Her firm has long treaded the border between the natural and the artificial. Take the Blur Building, a technologically conjured fogbank at Lake Neuchâtel for the Swiss Expo 2002. The ephemeral “building” redefined what architecture could be, putting a focus on the visitors’ transient experiences instead of creating an enduring physical form.
To promote social contact in the densely foggy environment with limited visibility, the firm designed an intelligent raincoat for visitors that would blush pink when someone with a similar personality profile drew near, Diller explained. Although the wearable technology was never developed, the designers’ fascination with the natural phenomenon of blushing continued. As part of a renovation of Alice Tully Hall at Lincoln Center, they designed an “intelligent skin” lined with wood veneer and resin translucent enough for light to shine through, creating a warm glow. When the house lights come down, the lighting under the veneer will glow briefly, “blushing,” so that “momentarily attention is stolen from the stage and brought to the architecture,” she said. Audiences will first get to see the effect at a gala this December.

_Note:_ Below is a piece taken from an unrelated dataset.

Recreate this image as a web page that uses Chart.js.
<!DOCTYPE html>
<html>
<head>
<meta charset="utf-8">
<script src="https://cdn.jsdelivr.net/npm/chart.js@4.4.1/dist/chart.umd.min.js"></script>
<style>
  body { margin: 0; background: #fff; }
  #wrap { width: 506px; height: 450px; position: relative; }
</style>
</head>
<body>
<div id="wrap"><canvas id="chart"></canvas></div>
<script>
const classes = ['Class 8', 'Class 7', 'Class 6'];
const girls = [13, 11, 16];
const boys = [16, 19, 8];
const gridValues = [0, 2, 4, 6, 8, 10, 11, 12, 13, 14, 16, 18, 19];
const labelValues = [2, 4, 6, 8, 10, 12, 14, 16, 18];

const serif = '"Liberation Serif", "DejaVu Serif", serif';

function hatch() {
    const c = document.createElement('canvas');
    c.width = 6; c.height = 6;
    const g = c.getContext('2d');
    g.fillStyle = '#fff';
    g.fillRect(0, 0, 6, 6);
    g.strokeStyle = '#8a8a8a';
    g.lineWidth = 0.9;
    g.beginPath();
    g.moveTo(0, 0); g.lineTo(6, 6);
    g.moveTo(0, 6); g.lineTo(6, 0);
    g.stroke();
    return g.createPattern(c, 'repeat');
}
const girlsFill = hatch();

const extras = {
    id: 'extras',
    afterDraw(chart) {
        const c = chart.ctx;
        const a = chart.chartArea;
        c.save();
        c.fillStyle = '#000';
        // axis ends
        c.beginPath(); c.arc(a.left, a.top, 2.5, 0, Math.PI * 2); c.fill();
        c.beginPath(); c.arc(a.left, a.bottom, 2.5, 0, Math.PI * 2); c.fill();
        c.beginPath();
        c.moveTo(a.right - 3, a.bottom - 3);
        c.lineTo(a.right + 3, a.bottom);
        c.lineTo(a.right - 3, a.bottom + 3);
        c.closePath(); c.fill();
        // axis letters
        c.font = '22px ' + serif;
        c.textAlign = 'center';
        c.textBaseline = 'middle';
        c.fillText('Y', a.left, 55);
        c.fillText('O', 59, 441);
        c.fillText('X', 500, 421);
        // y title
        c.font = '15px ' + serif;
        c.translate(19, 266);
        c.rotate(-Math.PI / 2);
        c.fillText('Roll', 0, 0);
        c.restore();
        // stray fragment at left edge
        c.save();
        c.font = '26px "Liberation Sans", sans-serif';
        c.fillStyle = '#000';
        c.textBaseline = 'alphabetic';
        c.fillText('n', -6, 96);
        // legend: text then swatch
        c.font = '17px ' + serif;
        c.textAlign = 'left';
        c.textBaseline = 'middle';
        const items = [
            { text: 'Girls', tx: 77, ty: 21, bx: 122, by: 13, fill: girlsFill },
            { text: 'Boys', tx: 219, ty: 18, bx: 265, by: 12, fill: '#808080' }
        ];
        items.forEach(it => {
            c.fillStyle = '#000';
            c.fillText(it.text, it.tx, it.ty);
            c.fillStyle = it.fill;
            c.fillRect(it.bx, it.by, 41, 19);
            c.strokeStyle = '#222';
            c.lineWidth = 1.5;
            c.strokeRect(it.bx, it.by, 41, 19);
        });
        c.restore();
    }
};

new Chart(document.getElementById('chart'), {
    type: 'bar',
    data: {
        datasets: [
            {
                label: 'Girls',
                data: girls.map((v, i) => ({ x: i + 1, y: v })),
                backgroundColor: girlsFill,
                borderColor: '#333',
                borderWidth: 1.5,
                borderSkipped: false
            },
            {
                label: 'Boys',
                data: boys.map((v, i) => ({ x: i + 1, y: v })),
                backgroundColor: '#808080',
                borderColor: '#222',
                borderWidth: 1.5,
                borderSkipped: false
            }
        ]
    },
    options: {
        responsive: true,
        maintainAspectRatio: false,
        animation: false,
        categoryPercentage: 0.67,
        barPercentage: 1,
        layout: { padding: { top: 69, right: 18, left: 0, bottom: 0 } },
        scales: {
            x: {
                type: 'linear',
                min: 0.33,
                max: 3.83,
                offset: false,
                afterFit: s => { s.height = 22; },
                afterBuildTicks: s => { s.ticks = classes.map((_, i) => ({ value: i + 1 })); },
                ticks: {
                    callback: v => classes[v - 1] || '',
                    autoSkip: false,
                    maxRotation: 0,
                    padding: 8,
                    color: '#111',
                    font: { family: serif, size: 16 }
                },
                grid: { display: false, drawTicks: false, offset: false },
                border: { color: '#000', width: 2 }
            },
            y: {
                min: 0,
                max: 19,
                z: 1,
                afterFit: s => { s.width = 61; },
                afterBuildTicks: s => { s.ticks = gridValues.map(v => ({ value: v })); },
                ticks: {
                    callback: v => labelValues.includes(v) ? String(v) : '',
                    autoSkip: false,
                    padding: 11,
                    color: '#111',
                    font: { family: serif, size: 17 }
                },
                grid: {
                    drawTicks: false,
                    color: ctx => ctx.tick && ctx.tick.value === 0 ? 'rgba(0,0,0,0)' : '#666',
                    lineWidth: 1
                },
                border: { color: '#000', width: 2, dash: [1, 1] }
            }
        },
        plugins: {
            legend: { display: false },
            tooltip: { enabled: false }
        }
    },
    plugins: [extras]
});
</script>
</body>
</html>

Designs such as The Institute of Contemporary Art/Boston (ICA) and the unbuilt Slow House play with the artificial framing effect of windows. At the ICA, views of the harbor are slowly doled out, glimpse by glimpse. A favorite spot for Diller is the Mediatheque, a vertiginously sloped computer room that draws the eye to a patch of undulating waves framed by a window at the end of the space. Devoid of context, the view’s impact almost begins to appear unreal. “When we opened, some elderly gentleman stood at the top and said, ‘Wow, this is the biggest screensaver I’ve ever seen,'” she recalled.
Unlike such eye-grabbing experiments, DS+R and Field Operations’ design for the High Line called for a light touch, she said. As documented by Joel Sternfeld’s photographs, the long-abandoned elevated railway had the eerie charm of an industrial ruin being reclaimed by nature. The architects’ goal was to preserve that feeling of a natural oasis in the midst of the city, so they designed slender paved areas weaving through vegetation, inspired by the look of plants pushing up between cracks in old, crumbling concrete. They never anticipated the development frenzy that the High Line would trigger, and that worried them, she said, along with concerns about potential overuse of the park once it opens.
“We had this strange feeling of doubt that we’re losing the very thing that we love, that melancholic, very beautiful postindustrial feel of this abandoned railroad that we wanted to turn into something that was a kind of contemplation about the nature of nature,” she said. But in the end, “we began to realize that this kind of growth is very much part of what cities are about and the High Line will ultimately be a blend of the natural and the cultural. The notion of ‘nature’ really does need to be rethought…. We foresee a future of the High Line where nature and culture will find a really smooth and interesting interface that we can’t entirely predict.”